Quizás el epíteto más recurrente que el antitrumpismo suele endilgarle a la actual administración es el de “fascista”. Es una denominación traída por los pelos, por supuesto. Es una triquiñuela filológica para atrapar a incautos. Y es curioso que quienes propaguen la idea de una sociedad más “justa” controlada por un inmenso aparato estatal que regule cada estamento de nuestras vidas en nombre del “bien común”, sean precisamente quienes llamen “fascistas” a los otros. No en vano ya lo decía Susan Sontag, sin dejar lugar a dudas: “el comunismo es fascismo… un fascismo con rostro ‘humano’”.

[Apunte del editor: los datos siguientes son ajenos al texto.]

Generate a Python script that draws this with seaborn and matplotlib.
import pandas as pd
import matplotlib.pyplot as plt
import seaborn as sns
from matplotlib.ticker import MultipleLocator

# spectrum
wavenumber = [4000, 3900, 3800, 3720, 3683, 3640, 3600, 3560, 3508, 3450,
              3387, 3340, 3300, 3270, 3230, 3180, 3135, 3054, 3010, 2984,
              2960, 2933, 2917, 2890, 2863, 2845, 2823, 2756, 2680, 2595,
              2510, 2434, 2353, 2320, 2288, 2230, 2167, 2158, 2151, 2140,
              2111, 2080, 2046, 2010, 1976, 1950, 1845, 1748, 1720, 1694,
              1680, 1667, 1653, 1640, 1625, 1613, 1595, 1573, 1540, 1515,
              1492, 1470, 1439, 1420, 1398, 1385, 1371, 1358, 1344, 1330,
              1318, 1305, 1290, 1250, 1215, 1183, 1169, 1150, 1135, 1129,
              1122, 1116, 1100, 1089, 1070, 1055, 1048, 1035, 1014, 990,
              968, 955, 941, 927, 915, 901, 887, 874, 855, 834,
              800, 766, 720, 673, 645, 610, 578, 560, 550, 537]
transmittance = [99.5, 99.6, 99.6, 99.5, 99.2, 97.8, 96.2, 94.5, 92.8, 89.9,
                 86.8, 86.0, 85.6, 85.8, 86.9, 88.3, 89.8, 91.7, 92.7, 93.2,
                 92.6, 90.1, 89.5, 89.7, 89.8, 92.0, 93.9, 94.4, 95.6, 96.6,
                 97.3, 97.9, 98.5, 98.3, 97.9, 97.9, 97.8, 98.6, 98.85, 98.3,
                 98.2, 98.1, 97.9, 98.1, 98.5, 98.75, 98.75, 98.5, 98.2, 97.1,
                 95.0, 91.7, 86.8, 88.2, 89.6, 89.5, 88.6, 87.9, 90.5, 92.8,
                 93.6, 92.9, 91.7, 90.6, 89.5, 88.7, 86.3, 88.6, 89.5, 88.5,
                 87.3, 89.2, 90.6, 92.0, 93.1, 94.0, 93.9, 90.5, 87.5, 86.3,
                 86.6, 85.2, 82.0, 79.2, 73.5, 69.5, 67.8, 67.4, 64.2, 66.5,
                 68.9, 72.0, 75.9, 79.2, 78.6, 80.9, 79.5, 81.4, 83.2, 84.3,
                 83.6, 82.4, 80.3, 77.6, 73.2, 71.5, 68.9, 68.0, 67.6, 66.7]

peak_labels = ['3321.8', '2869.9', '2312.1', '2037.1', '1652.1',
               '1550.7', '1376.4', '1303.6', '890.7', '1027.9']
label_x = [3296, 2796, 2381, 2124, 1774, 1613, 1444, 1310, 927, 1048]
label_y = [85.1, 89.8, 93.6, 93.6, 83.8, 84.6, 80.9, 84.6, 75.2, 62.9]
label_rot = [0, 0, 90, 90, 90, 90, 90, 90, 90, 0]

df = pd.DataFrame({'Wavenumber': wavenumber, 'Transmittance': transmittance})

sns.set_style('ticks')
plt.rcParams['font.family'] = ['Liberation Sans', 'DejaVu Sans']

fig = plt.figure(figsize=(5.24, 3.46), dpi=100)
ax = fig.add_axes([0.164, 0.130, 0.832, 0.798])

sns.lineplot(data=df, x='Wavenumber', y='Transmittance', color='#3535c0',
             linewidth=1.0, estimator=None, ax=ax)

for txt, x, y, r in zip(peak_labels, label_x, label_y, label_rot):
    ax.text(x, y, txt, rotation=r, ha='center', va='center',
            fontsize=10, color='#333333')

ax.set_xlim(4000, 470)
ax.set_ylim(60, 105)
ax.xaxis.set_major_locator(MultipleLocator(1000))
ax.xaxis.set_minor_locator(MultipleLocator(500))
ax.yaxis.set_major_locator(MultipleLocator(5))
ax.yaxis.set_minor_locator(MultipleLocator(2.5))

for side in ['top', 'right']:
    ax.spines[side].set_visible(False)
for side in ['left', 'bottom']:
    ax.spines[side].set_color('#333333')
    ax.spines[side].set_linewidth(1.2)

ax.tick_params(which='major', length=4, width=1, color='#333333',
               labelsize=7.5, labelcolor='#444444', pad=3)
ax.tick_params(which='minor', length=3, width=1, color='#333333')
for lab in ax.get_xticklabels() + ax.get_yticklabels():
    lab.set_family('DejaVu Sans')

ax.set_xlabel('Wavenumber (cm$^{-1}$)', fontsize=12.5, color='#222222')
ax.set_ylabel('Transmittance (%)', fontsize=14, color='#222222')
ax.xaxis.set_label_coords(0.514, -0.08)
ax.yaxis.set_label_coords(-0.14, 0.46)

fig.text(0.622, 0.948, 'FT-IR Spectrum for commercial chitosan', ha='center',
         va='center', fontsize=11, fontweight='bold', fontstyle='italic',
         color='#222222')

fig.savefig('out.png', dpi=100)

La administración Trump, en la práctica, ha gobernado yendo del conservadurismo jacksoniano al liberalismo clásico de mediados del siglo XX (libertarismo de la escuela austriaca), lo cual sitúa su gestión a años luz de cualquier atisbo de autoritarismo. Y lo primero que hizo para dejar en claro que el objetivo primordial era el de intentar disminuir (acometimiento titánico) el tamaño del gobierno fue colocar a la brillante abogada india-americana Neomi Rao al frente del esfuerzo por la eliminación de regulaciones federales.
Las medidas más importantes, según los que saben, en este sentido fueron: la eliminación del mandato individual del Obamacare (una ley mucho más cercana a la filosofía fascista de lo que pueda imaginarse), la eliminación de la llamada Pan Energía Limpia del FPA, la supresión del presupuesto del costo regulatorio, la reducción de miles y miles de documentos inútiles en las diferentes agencias federales, la eliminación de la llamada regla de aguas y la eliminación de la regla de neutralidad de la red. También se redactaron las actas SCRUBS y REINS para deprimir miles y miles de regulaciones menores.
Todo esto trajo como consecuencia residual la dramática disminución burocrática del registro federal en más de un tercio, algo que jamás se había conseguido en la historia de la América moderna, además del aumento de las libertades individuales, la disminución de la burocracia central y, sobre todo, el crecimiento económico. Hay muy poco de fascismo y autoritarismo en ello ¿no es cierto?
Que no se haya logrado más es a consecuencia de que la reforma legislativa necesaria para poder alcanzar el Dorado final, que es el de desmontar en la mayor medida de lo posible un anquilosado aparato burocrático que ha ido convirtiendo paulatinamente en un Leviatán a lo largo de los dos últimos siglos, jamás fue aprobado por la rama legislativa central. (la burocracia se defiende a sí misma a como dé lugar).
Sería prudente, por lo tanto, que todos esos intelectualillos que aleccionan a las masas a gritar desaforadamente “fascista, fascista” al presidente de turno, se eduquen un poquitín más antes de lanzar tan desafortunadas (y endebles) consignas partidistas.